As part of its back to basics campaign, the Abbott Government has telegraphed a small business tax package for the 2015 budget.
The plan, as far as we know, is that small business will get a tax cut of about 1.5 per cent. Big business will be left paying the standard rate of 30 per cent.
The Coalition has long had a romantic attachment to small business as a sort of moral heart of Australian private enterprise, but this policy is the worst sort of small business fetishism.
It threatens to further undermine an already complicated corporate tax system, confuses the sources of economic growth, and will distract policymakers from the much more fundamental task of opening protected areas of the economy up to competition.
Let’s take these one at a time.
It beggars belief that while the political class is banging on about the convoluted the tax code, “unfair” tax concessions, and clever corporate tax minimisation, the Government is planning to increase the complexity of the corporate tax system.
How long before we see the first exposé in Fairfax business pages about large corporates rearranging themselves to take advantage of the concessional small business rates?
The proposed small business tax cut would make the Australian corporate tax system explicitly progressive.
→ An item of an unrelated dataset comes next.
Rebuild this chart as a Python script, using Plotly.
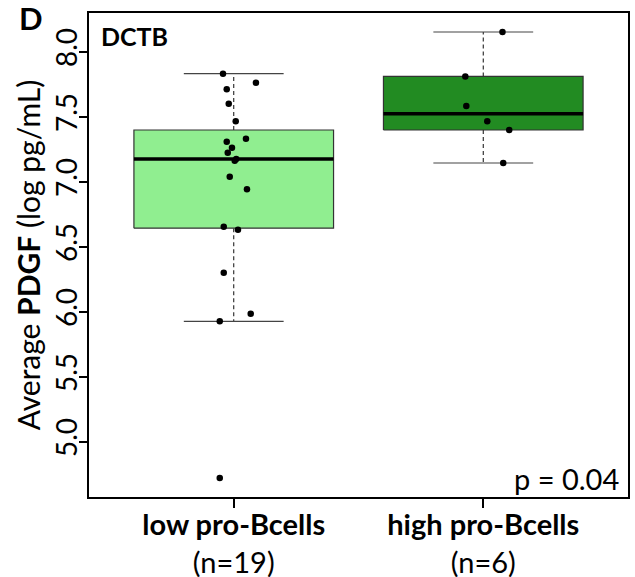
import numpy as np
import plotly.graph_objects as go

# ---------------- data ----------------
groups = ["low pro-Bcells", "high pro-Bcells"]
group_n = ["(n=19)", "(n=6)"]
group_pos = [1, 2]

low_values = [7.831, 7.762, 7.711, 7.600, 7.465, 7.331, 7.308, 7.262, 7.223, 7.175,
              7.162, 7.038, 6.942, 6.654, 6.631, 6.300, 5.985, 5.926, 4.721]
low_jitter = [-0.043, 0.089, -0.028, -0.020, 0.008, 0.049, -0.028, -0.007, -0.024, 0.010,
              0.004, -0.016, 0.053, -0.040, 0.017, -0.040, 0.068, -0.056, -0.056]

high_values = [8.152, 7.810, 7.582, 7.465, 7.398, 7.144]
high_jitter = [0.077, -0.072, -0.068, 0.016, 0.104, 0.080]

box_colors = ["#90EE90", "#228B22"]
y_ticks = [5.0, 5.5, 6.0, 6.5, 7.0, 7.5, 8.0]
panel_letter = "D"
panel_title = "DCTB"
p_text = "p = 0.04"

FONT = "Lato"
FS = 29


def fivenum(v):
    x = np.sort(np.asarray(v, dtype=float))
    n = len(x)
    n4 = np.floor((n + 3) / 2) / 2
    d = np.array([1, n4, (n + 1) / 2, n + 1 - n4, n])
    return 0.5 * (x[np.floor(d).astype(int) - 1] + x[np.ceil(d).astype(int) - 1])


def box_stats(v):
    f = fivenum(v)
    q1, med, q3 = f[1], f[2], f[3]
    iqr = q3 - q1
    arr = np.asarray(v)
    lo = arr[arr >= q1 - 1.5 * iqr].min()
    hi = arr[arr <= q3 + 1.5 * iqr].max()
    return q1, med, q3, lo, hi


fig = go.Figure()
BOXW = 0.8
CAPW = 0.4

all_values = [low_values, high_values]
all_jitter = [low_jitter, high_jitter]

for pos, vals, col in zip(group_pos, all_values, box_colors):
    q1, med, q3, lo, hi = box_stats(vals)
    for a, b in [(q3, hi), (q1, lo)]:
        fig.add_trace(go.Scatter(x=[pos, pos], y=[a, b], mode="lines",
                                 line=dict(color="#222", width=1.1, dash="4px,3px"),
                                 hoverinfo="skip", showlegend=False))
    for w in [hi, lo]:
        fig.add_trace(go.Scatter(x=[pos - CAPW / 2, pos + CAPW / 2], y=[w, w], mode="lines",
                                 line=dict(color="#444", width=1.2),
                                 hoverinfo="skip", showlegend=False))
    xl, xr = pos - BOXW / 2, pos + BOXW / 2
    fig.add_trace(go.Scatter(x=[xl, xr, xr, xl, xl], y=[q1, q1, q3, q3, q1],
                             mode="lines", fill="toself", fillcolor=col,
                             line=dict(color="#333", width=1.2),
                             hoverinfo="skip", showlegend=False))
    fig.add_trace(go.Scatter(x=[xl, xr], y=[med, med], mode="lines",
                             line=dict(color="black", width=3.5),
                             hoverinfo="skip", showlegend=False))

for pos, vals, jit in zip(group_pos, all_values, all_jitter):
    fig.add_trace(go.Scatter(x=[pos + j for j in jit], y=vals, mode="markers",
                             marker=dict(color="black", size=6.5),
                             hoverinfo="skip", showlegend=False))

ticktext = [f"<b>{g}</b><br>{n}" for g, n in zip(groups, group_n)]

fig.update_layout(
    width=635, height=577,
    margin=dict(l=89, r=7, t=13, b=80),
    plot_bgcolor="white", paper_bgcolor="white",
    font=dict(family=FONT, size=FS, color="black"),
    xaxis=dict(range=[0.42, 2.58], tickvals=group_pos, ticktext=ticktext,
               showline=True, mirror=True, linecolor="black", linewidth=2,
               ticks="outside", ticklen=9, tickwidth=2, tickcolor="black",
               showgrid=False, zeroline=False, tickfont=dict(size=FS),
               automargin=False, ticklabelstandoff=-8),
    yaxis=dict(range=[4.575, 8.298], tickvals=y_ticks,
               ticktext=[f"{t:.1f}" for t in y_ticks], tickangle=-90,
               showline=True, mirror=True, linecolor="black", linewidth=2,
               ticks="outside", ticklen=8, tickwidth=2, tickcolor="black",
               showgrid=False, zeroline=False, tickfont=dict(size=28),
               automargin=False, ticklabelstandoff=-9),
)

fig.add_annotation(text="Average <b>PDGF</b> (log pg/mL)", xref="paper", yref="paper",
                   x=-0.1125, y=0.5, xanchor="center", yanchor="middle",
                   textangle=-90, showarrow=False, font=dict(size=30))
fig.add_annotation(text=f"<b>{panel_letter}</b>", xref="paper", yref="paper",
                   x=-0.108, y=0.99, xanchor="center", yanchor="middle",
                   showarrow=False, font=dict(size=31))
fig.add_annotation(text=f"<b>{panel_title}</b>", xref="paper", yref="paper",
                   x=0.0186, y=0.9525, xanchor="left", yanchor="middle",
                   showarrow=False, font=dict(size=25))
fig.add_annotation(text=p_text, xref="paper", yref="paper",
                   x=0.987, y=0.039, xanchor="right", yanchor="middle",
                   showarrow=False, font=dict(size=FS))

fig.write_html("out.html")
Just as we pay a higher rate of income tax according to our wealth, firms would pay a higher rate of corporate tax depending on their size. The United States has a progressive corporate tax. Ours is flat – 30 per cent no matter what.
Now, in practice, firms don’t pay the same 30 per cent rate. As my Institute of Public Affairs colleague Sinclair Davidson has documented, all those deductions, offsets and credits mean the effective tax rate – that is, the amount of tax paid – hovers about 25 per cent. On top of this, small businesses tend to have much more variable profitability, so they tend to pay less than big business already.
Even with this caveat in mind, progressive corporate taxes are a terrible idea.
Corporate taxes are very different from income taxes. Income taxes are ultimately paid by the people whom the tax is levied upon. The money comes out of the pocket of the person who fills in the tax return. I’d prefer our income tax to be flat. But progressivity for income tax at least has its own internal logic.
Corporate taxes are very different. The cost of corporate tax is ultimately paid by someone other than the corporation – passed on to consumers through higher prices, or to shareholders, or even to the company’s employees.
After all, companies don’t pay corporate tax, people do.
It’s not at all clear why we would want to tax people who buy products from large firms more than those who buy from small firms. Unless, of course, the small business tax cut is a form of primitive industry policy to prop up small business and make it artificially competitive.
Large firms exist for a reason: to take advantage of economies of scale. Large scale manufacturing is more efficient than small scale manufacturing. Big is beautiful. All else being equal those big multinationals that everyone hates have given us cheaper products and higher living standards.
This hints at a much deeper confusion underlying the Government’s small business fetishism.Joe Hockey likes to describe small business as the “engine room of the economy”. Funnily enough Wayne Swan used to say the same thing.
Of course, no single sector is the engine room of the economy. That’s just rhetoric. (Anyway, what happened to mining?)
But the Government seems to be attributing the economic characteristics of entrepreneurship onto small business. Entrepreneurs bring new products to market, put competitive pressure on existing firms to do better, undercut monopolies, and keep not just the economy going but our living standards improving.
All those giant firms that dominate the 21st century economy – Google, Apple, Microsoft, etc – were originally garage start-ups. Why would we want to penalise the next Google for growing by taxing them at a higher rate?
Obviously by definition entrepreneurs start as small business owners. But not all small businesses are equally entrepreneurial. The defining characteristic of an entrepreneur is that they do something new. They are driven by an idea. We hear from Canberra that big business is a threat to small business. Well, entrepreneurs are a threat to big business. Paper beats rock.
If the Government wants to help entrepreneurs, it shouldn’t be looking first at the tax code. It should be looking at the sorts of things raised by the Harper review into competition policy last week. That is, the regulatory restrictions on entering markets, like the taxi or retail pharmacy markets, which hold back entrepreneurs from exerting competitive pressure on incumbent businesses.
It’s true that the small business tax cut is a lot less objectionable than the tax increases being proposed, like the bank deposit tax and an increase in the GST. Maybe it’s churlish to criticise a tax cut when the real risk is tax increases.
But the Abbott Government says it understands the importance of free enterprise and the market economy. It should want to reduce corporate tax on all firms – not just small ones.